JOB: List every line below containing "code".

┌──

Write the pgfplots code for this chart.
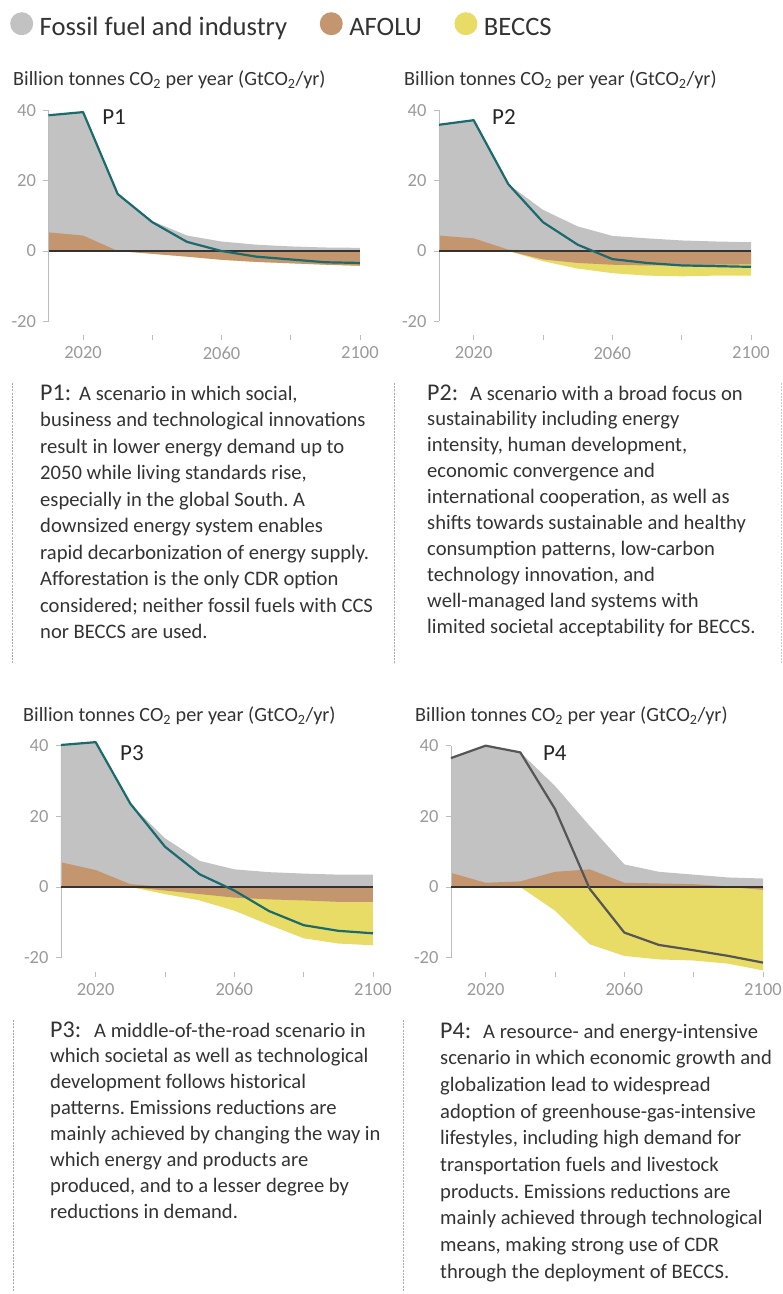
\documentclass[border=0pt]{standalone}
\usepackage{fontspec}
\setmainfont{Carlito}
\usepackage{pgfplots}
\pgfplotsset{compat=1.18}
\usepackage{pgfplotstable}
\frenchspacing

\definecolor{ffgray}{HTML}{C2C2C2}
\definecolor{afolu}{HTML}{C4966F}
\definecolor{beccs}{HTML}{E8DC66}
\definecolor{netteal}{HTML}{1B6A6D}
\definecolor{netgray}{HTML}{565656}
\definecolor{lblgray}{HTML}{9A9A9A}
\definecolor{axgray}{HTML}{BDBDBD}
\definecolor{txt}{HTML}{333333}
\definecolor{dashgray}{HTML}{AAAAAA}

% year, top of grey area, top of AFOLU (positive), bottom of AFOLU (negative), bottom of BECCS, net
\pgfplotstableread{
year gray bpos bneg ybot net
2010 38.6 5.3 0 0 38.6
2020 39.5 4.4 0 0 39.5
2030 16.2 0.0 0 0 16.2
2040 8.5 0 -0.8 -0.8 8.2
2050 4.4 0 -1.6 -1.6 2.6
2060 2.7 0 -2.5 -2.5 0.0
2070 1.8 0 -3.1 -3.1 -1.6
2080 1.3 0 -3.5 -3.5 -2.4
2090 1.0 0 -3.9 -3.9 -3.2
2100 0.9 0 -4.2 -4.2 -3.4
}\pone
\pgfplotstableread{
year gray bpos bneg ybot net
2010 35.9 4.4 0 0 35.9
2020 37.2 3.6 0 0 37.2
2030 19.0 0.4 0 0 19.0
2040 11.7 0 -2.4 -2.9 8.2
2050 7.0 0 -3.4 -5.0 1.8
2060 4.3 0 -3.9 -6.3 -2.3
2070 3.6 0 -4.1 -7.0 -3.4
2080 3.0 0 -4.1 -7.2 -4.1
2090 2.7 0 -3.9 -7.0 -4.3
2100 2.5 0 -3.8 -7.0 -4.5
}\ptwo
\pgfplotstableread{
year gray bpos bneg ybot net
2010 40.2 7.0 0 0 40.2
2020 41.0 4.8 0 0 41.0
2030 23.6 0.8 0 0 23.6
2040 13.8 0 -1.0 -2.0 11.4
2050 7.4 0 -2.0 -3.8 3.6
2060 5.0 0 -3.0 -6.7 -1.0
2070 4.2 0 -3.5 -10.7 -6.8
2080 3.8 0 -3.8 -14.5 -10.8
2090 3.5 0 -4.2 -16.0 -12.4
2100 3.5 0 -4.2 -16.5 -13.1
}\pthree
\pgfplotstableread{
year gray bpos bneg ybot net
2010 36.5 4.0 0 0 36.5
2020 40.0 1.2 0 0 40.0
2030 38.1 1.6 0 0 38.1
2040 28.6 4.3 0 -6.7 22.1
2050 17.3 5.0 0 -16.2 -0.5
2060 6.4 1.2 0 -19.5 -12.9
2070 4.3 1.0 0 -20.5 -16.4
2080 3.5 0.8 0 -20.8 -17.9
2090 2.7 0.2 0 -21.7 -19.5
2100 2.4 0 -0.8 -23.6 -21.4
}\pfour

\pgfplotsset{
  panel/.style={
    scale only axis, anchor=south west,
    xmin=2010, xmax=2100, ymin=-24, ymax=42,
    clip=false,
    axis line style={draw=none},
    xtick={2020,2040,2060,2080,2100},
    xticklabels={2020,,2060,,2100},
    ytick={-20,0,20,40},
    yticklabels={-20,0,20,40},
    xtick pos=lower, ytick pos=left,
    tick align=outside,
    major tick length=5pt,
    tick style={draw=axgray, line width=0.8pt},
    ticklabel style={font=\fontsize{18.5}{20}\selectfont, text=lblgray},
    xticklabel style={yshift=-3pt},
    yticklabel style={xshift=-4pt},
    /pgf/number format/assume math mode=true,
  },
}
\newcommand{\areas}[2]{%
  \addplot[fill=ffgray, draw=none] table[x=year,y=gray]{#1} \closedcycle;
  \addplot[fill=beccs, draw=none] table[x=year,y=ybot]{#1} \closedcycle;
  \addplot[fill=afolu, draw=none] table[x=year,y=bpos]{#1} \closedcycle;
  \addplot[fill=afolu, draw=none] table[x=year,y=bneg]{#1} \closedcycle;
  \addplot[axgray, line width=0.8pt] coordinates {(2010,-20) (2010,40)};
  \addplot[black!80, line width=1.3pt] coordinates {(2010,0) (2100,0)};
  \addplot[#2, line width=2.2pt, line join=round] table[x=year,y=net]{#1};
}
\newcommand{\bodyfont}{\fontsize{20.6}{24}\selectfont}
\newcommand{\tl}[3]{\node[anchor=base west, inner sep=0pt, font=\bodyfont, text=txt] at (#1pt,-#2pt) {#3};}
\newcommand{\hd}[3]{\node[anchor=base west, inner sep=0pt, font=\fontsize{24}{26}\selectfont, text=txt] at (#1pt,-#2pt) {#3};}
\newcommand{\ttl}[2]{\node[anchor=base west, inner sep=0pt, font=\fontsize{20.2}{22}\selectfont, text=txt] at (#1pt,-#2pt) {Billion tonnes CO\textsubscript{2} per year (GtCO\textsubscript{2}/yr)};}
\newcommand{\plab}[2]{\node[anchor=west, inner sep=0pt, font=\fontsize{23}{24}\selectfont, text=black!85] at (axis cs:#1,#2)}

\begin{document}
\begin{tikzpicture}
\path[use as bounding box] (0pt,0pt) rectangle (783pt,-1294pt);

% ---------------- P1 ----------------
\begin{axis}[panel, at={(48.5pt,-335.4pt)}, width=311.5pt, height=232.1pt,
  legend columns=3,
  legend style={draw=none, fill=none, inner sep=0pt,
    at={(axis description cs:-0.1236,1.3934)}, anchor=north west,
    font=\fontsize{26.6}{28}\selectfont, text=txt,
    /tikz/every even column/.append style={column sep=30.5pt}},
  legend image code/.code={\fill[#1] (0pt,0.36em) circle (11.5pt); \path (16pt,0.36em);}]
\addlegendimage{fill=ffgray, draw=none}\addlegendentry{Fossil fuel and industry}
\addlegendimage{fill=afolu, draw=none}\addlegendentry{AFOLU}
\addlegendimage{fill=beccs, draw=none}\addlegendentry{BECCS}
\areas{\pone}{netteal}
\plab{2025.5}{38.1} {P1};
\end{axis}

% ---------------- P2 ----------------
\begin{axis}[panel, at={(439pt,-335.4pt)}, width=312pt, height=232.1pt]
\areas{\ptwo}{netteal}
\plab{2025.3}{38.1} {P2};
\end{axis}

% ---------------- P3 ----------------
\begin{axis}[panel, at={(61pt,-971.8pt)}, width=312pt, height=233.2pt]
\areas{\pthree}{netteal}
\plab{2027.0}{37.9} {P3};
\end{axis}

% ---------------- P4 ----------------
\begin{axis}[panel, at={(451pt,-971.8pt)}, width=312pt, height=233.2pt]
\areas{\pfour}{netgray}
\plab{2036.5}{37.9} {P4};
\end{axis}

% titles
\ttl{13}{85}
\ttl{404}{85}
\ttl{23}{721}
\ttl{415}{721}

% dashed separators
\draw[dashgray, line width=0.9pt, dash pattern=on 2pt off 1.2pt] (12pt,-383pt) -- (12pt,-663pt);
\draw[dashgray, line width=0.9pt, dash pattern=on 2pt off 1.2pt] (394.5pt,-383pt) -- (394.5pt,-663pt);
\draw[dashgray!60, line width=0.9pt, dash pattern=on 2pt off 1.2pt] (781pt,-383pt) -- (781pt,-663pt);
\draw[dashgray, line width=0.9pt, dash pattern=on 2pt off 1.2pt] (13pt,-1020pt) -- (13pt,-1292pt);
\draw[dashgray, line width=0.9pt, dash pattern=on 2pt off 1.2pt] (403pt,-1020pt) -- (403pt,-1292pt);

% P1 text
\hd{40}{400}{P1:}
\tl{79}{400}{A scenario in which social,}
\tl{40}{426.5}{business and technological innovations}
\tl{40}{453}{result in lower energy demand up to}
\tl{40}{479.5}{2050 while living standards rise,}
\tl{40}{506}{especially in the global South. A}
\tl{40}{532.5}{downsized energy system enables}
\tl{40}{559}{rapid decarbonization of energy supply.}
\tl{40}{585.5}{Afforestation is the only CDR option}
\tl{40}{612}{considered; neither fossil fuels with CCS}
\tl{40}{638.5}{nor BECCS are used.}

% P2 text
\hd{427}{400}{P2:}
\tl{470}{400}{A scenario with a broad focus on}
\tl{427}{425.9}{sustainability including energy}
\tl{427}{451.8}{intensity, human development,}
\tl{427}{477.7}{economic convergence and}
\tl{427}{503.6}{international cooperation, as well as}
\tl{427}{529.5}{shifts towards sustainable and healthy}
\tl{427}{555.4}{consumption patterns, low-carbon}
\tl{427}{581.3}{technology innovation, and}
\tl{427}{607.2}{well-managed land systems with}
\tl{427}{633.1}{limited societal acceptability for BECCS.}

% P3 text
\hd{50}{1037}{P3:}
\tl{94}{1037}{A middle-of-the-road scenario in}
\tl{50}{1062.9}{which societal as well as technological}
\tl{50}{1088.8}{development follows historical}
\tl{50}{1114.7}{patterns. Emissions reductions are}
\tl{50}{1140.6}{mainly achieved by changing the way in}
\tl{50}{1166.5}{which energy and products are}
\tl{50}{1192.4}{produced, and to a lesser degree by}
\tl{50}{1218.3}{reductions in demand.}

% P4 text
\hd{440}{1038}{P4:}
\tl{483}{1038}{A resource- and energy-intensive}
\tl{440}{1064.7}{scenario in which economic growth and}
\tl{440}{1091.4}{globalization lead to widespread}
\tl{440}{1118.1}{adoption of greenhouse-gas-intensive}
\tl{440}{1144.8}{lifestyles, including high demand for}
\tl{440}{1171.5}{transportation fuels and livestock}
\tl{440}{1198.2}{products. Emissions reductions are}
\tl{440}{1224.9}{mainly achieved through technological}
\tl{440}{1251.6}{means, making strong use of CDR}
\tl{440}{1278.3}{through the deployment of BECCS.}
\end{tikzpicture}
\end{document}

└──

EXERCISE OUTPUT:
Write the pgfplots code for this chart.
  legend image code/.code={\fill[#1] (0pt,0.36em) circle (11.5pt); \path (16pt,0.36em);}]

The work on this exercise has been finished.